LOS ANGELES: California is poised to pass the first law in the nation linking greenhouse gas emissions to urban planning, a departure from the growth approach that spawned the state’s car culture and urban sprawl.

The measure, known as SB375, aims to give existing and new high-density centers where people live, work and shop top priority in receiving local, state and federal transportation funds. The idea is that such developments check sprawl and ease commutes, in turn cutting the car pollution wafting through the Golden State.

Authored by Sen. Darrell Steinberg, D-Sacramento, the bill reflects California’s push to slash its greenhouse gas emissions by 25 per cent by 2020. Sponsors say the measure is part of a much-needed growth policy for a state whose population is expected to swell to 50 million from the current 38 million in two decades.

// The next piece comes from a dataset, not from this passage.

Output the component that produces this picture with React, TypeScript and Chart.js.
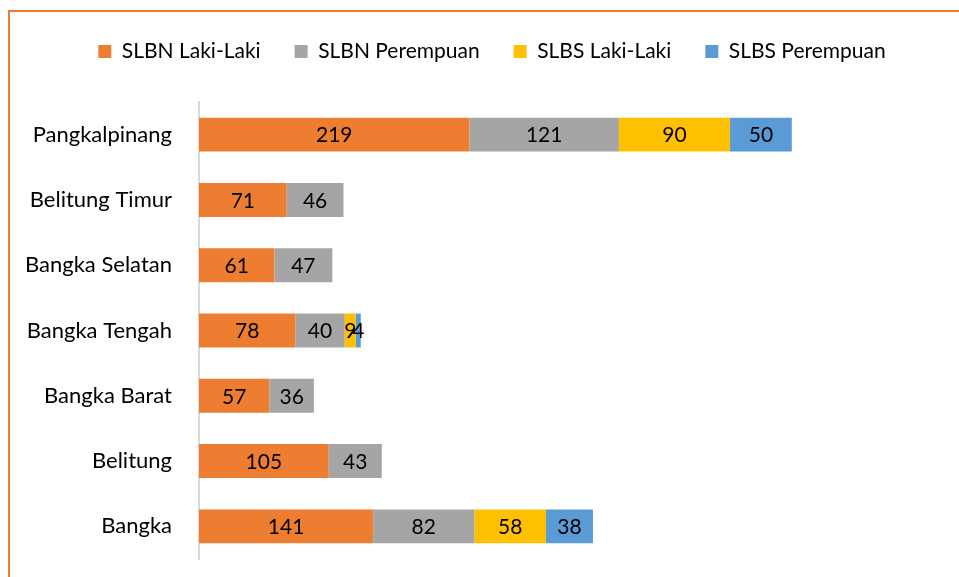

“Many places across the country have realised that if you just build spread-out developments, with the expectation that everyone will have to drive for everything, it should be no surprise when the result is excessive burning of gasoline,” said David Goldberg, spokesman for Smart Growth America, a Washington D.C.-based nonprofit group that helps cities and towns plan more workable, environmentally friendly growth.

“SB375 breaks new ground, because it specifically links that pattern of development to excess driving and what we need to do to address climate change,” he said. Two years of intense negotiations have satisfied several critics of the bill and galvanised support from an unusual alliance of environmentalists, home builders, local governments and affordable-housing advocates.

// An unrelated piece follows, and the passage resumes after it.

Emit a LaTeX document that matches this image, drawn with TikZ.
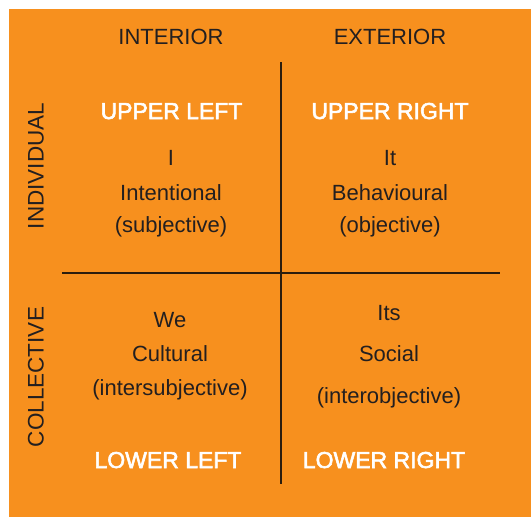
\documentclass[tikz,border=0pt]{standalone}
\usepackage{fontspec}
\setmainfont{Liberation Sans}
\newfontfamily\medfont{Liberation Sans}[FakeBold=2.5]
\definecolor{quadorange}{HTML}{F7901E}
\definecolor{inkdark}{HTML}{231F20}
\definecolor{ruledark}{HTML}{2B1D0E}
\begin{document}
\begin{tikzpicture}[x=1pt,y=-1pt,
  axislabel/.style={text=inkdark,font=\fontsize{22}{26}\selectfont,inner sep=0pt,anchor=base},
  sidelabel/.style={text=inkdark,font=\fontsize{22.5}{26}\selectfont,inner sep=0pt,rotate=90,anchor=center},
  quadtitle/.style={text=white,font=\medfont\fontsize{23}{26}\selectfont,inner sep=0pt,anchor=base},
  quadtext/.style={text=inkdark,font=\fontsize{22}{26}\selectfont,inner sep=0pt,anchor=base},
  divider/.style={draw=ruledark,line width=1.4pt}]
  \useasboundingbox (0,0) rectangle (531,517);
  % background panel
  \fill[white] (0,0) rectangle (531,517);
  \fill[quadorange] (8.5,8.5) rectangle (531,517);

  % column headings
  \node[axislabel] (interior) at (171,44) {INTERIOR};
  \node[axislabel] (exterior) at (390,44) {EXTERIOR};

  % row headings
  \node[sidelabel] (individual) at (36,166) {INDIVIDUAL};
  \node[sidelabel] (collective) at (36,377) {COLLECTIVE};

  % dividing axes
  \coordinate (vtop) at (281,62);
  \coordinate (vbot) at (281,484);
  \coordinate (hleft) at (62,273);
  \coordinate (hright) at (500,273);
  \draw[divider] (vtop) -- (vbot);
  \draw[divider] (hleft) -- (hright);

  % upper left quadrant
  \node[quadtitle] (ul) at (171.5,119) {UPPER LEFT};
  \node[quadtext] (ul1) at (171,165) {I};
  \node[quadtext] (ul2) at (171,200) {Intentional};
  \node[quadtext] (ul3) at (171,232) {(subjective)};

  % upper right quadrant
  \node[quadtitle] (ur) at (390,119) {UPPER RIGHT};
  \node[quadtext] (ur1) at (390,165) {It};
  \node[quadtext] (ur2) at (390,200) {Behavioural};
  \node[quadtext] (ur3) at (390,232) {(objective)};

  % lower left quadrant
  \node[quadtext] (ll1) at (170,327) {We};
  \node[quadtext] (ll2) at (170,361) {Cultural};
  \node[quadtext] (ll3) at (170,395) {(intersubjective)};
  \node[quadtitle] (ll) at (168,468) {LOWER LEFT};

  % lower right quadrant
  \node[quadtext] (lr1) at (389,320) {Its};
  \node[quadtext] (lr2) at (389,361) {Social};
  \node[quadtext] (lr3) at (389,403) {(interobjective)};
  \node[quadtitle] (lr) at (384,468) {LOWER RIGHT};
\end{tikzpicture}
\end{document}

But other home builders and several business groups are among the bill’s opponents. They say it adds a new layer to an already complicated approval process, opens projects up to delays and frivolous litigation, and could threaten the state’s economy.

“It will hamper or completely stop infrastructure throughout the state. It will jeopardise buildings, the transfer of goods and services,” said Tom Holsman, chief executive of the Associated General Contractors of California, which is joined by the California Chamber of Commerce, the California Grocers Association and the California Retailers Association in opposing the bill.

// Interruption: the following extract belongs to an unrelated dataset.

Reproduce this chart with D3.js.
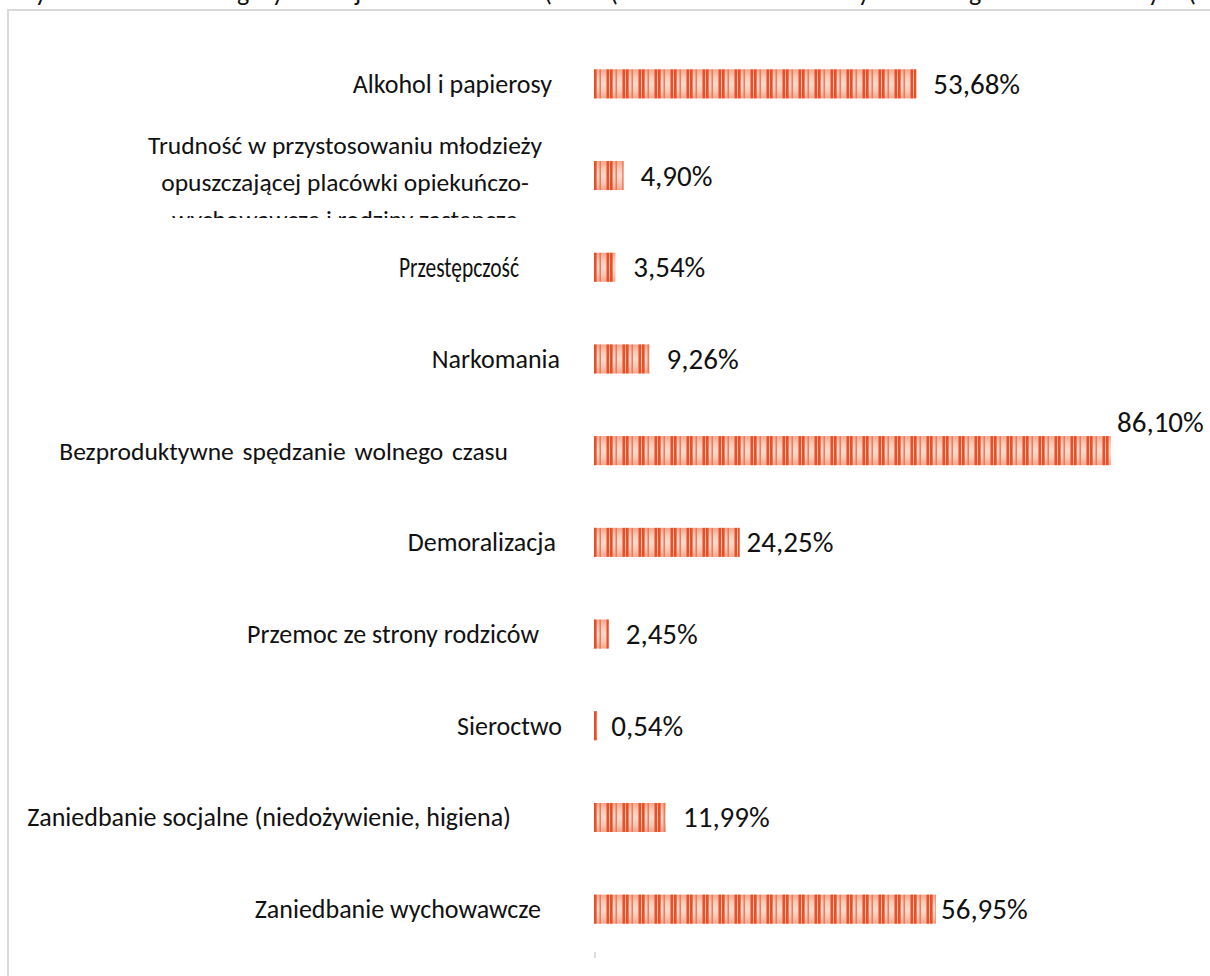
<!DOCTYPE html>
<html>
<head>
<meta charset="utf-8">
<script src="https://cdn.jsdelivr.net/npm/d3@7"></script>
<style>
  html, body { margin:0; padding:0; background:#fff; }
  svg text { font-family: Carlito, Lato, "Liberation Sans", sans-serif; fill:#111; }
</style>
</head>
<body>
<svg id="svg" width="1210" height="976"></svg>
<script>
// data, top to bottom
var categories = [
  "Alkohol i papierosy",
  "Trudność w przystosowaniu młodzieży opuszczającej placówki opiekuńczo-wychowawcze i rodziny zastępcze",
  "Przestępczość",
  "Narkomania",
  "Bezproduktywne spędzanie wolnego czasu",
  "Demoralizacja",
  "Przemoc ze strony rodziców",
  "Sieroctwo",
  "Zaniedbanie socjalne (niedożywienie, higiena)",
  "Zaniedbanie wychowawcze"
];
var values = [53.68, 4.90, 3.54, 9.26, 86.10, 24.25, 2.45, 0.54, 11.99, 56.95];
var valueLabels = ["53,68%","4,90%","3,54%","9,26%","86,10%","24,25%","2,45%","0,54%","11,99%","56,95%"];

// wrapped lines of the long label (the third one is cut off in the source)
var wrappedLines = [
  "Trudność w przystosowaniu młodzieży",
  "opuszczającej placówki opiekuńczo-",
  "wychowawcze i rodziny zastępcze"
];

// layout only: where each category label ends, gap between bar end and value label
var labelEnd = [552, 0, 519, 560, 508, 556, 539, 562, 511, 541];
var labelDx  = [17, 17, 18, 17, 6, 7, 17, 14, 17, 5];

var W = 1210, H = 976;
var svg = d3.select("#svg");

// descenders of the caption line that sits above the picture
var topGlyphs = [["y",35],["g",237],["y",272],["j",355],["(",544],["(",610],["y",858],["g",969],["y",1148],["(",1188]];
svg.selectAll(".topglyph")
  .data(topGlyphs)
  .enter().append("text")
  .attr("class","topglyph")
  .attr("x", function(d){ return d[1]; })
  .attr("y", 1)
  .style("font-size","26px")
  .text(function(d){ return d[0]; });

// frame of the chart area
svg.append("rect")
  .attr("x", 8).attr("y", 10)
  .attr("width", W + 20).attr("height", H + 20)
  .style("fill","none")
  .style("stroke","#d9d9d9")
  .style("stroke-width", 2);

var x = d3.scaleLinear().domain([0, 100]).range([594, 1194.5]);
var y = d3.scalePoint().domain(d3.range(categories.length)).range([38, 955]).padding(0.5);
var barH = 29;

var defs = svg.append("defs");
var grad = defs.append("linearGradient")
  .attr("id","barGrad").attr("x1",0).attr("y1",0).attr("x2",0).attr("y2",1);
grad.append("stop").attr("offset","0%").attr("stop-color","#f3a58c");
grad.append("stop").attr("offset","25%").attr("stop-color","#f8c9b8");
grad.append("stop").attr("offset","50%").attr("stop-color","#fbd9cd");
grad.append("stop").attr("offset","75%").attr("stop-color","#f8c9b8");
grad.append("stop").attr("offset","100%").attr("stop-color","#f3a58c");

// vertical stripes, period 16px, anchored at the bar start
var pat = defs.append("pattern")
  .attr("id","stripes")
  .attr("patternUnits","userSpaceOnUse")
  .attr("x", x(0)).attr("y", 0)
  .attr("width", 16).attr("height", 976);
pat.append("rect").attr("x",0).attr("y",0).attr("width",2.6).attr("height",976).style("fill","#e94e24");
pat.append("rect").attr("x",5.5).attr("y",0).attr("width",1.4).attr("height",976).style("fill","#ee7350");
pat.append("rect").attr("x",12.5).attr("y",0).attr("width",2.6).attr("height",976).style("fill","#e94e24");

var rows = svg.selectAll(".row")
  .data(values)
  .enter().append("g")
  .attr("class","row");

rows.append("rect")
  .attr("x", x(0))
  .attr("y", function(d,i){ return y(i) - barH/2; })
  .attr("width", function(d){ return Math.max(x(d) - x(0), 3); })
  .attr("height", barH)
  .style("fill","url(#barGrad)");

rows.append("rect")
  .attr("x", x(0))
  .attr("y", function(d,i){ return y(i) - barH/2; })
  .attr("width", function(d){ return Math.max(x(d) - x(0), 3); })
  .attr("height", barH)
  .style("fill","url(#stripes)");

// value labels
rows.append("text")
  .attr("x", function(d,i){ return x(d) + labelDx[i]; })
  .attr("y", function(d,i){ return i == 4 ? y(i) - 19 : y(i) + 10; })
  .style("font-size","29px")
  .text(function(d,i){ return valueLabels[i]; });

// category labels
rows.each(function(d,i){
  if (i == 1) return;
  var t = d3.select(this).append("text")
    .attr("x", labelEnd[i])
    .attr("y", y(i) + 9)
    .attr("text-anchor","end")
    .style("font-size", i == 2 ? "28px" : "26px")
    .text(categories[i]);
  if (i == 4) t.style("font-size","25.5px").style("word-spacing","3px");
  if (i == 2) {
    // condensed face in the source
    t.attr("y", y(i) + 10).attr("textLength", 120).attr("lengthAdjust","spacingAndGlyphs").attr("x", labelEnd[i] - 120).attr("text-anchor","start");
  }
});

// wrapped label, last line clipped by the plot area
defs.append("clipPath").attr("id","labelClip")
  .append("rect").attr("x",0).attr("y",0).attr("width",590).attr("height",218);
svg.append("g")
  .attr("clip-path","url(#labelClip)")
  .selectAll("text")
  .data(wrappedLines)
  .enter().append("text")
  .attr("x", 345)
  .attr("y", function(d,i){ return y(1) - 22 + i*37; })
  .attr("text-anchor","middle")
  .style("font-size","25.5px")
  .text(function(d){ return d; });

// stub of the axis line at the bottom
svg.append("line")
  .attr("x1", x(0) + 1).attr("x2", x(0) + 1)
  .attr("y1", 952).attr("y2", 958)
  .style("stroke","#bbb").style("stroke-width",1);
</script>
</body>
</html>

“Basically, you’re looking at all of California’s economy, not just the housing industry,” Holsman said. He added that it supports Steinberg’s environmental goals.

The state’s legislature recently green-lighted the measure, and Gov. Arnold Schwarzenegger, R, who aims to make California a trendsetter in fighting global warming, is expected to sign it into law once the state balances its long-overdue budget. California is the 12th-largest emitter of carbon in the world, with cars and trucks emitting one-third of the state’s greenhouse gases.